Friday, 6 p.m. The bombing has been terrific all afternoon, and many more fires are burning in our neighborhood. The Japanese are loading their stores on pushcarts and moving to a house on Taft Avenue. They are all under full pack and camouflaged with leaves. They only need a tail to make one think of beasts of burden, or just beasts.

I’ve been yelling about looting but some of our servants just showed up with cans of waterlily stems and crab flakes—from the Japanese stores. Later. They taste wonderful, too.

Furniture is tumbling around and the dishes are crashing.
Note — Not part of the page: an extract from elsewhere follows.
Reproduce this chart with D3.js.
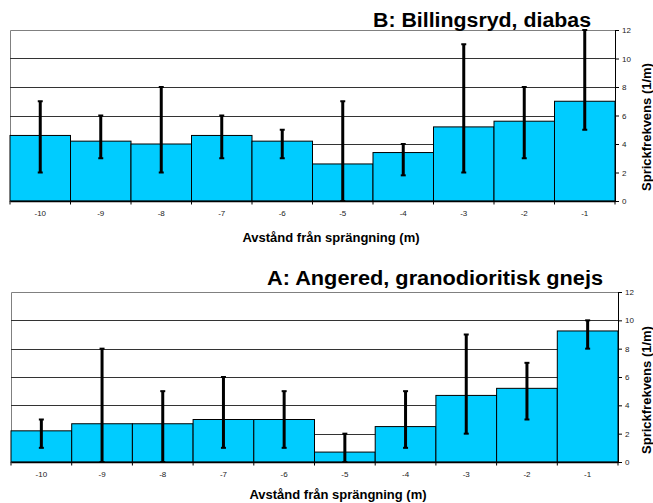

I have been resting my arms from hauling water from the well. The kids wanted me to read them a story and all I could lay hands on quickly that sounded like children’s reading was James Thurber’s Fables of Our Times. I don’t think his version of Little Red Riding Hood is orthodox, nor do the children! But they love to be read to.

The big gun on the boulevard that had such a special tone, seems silenced. Certainly hope so. We have no
news. Ermita and Malate districts are burning. We can see the flames sky high.

Confidentially, shot and shell aren’t half so bad to take as the plumbing problem! Eight people, four children among them, make a lot of bathroom traffic at any time, and with no water in the pipes, it’s hellish. We carry water from the well to the bathrooms, but it isn’t a very satisfactory method. I call it the “hot-and-cold- running-boy” system—only sometimes the boy is me.

Good old Sophia is the bright star among us. Her job is to wash, and she washes. She has her pans assembled
beside the well, has dug a ditch for waste, and there she squats, placidly washing. If it get too rough, she ambles to the shelter. And what’s more, she irons—with a huge charcoal iron she dug up from somewhere.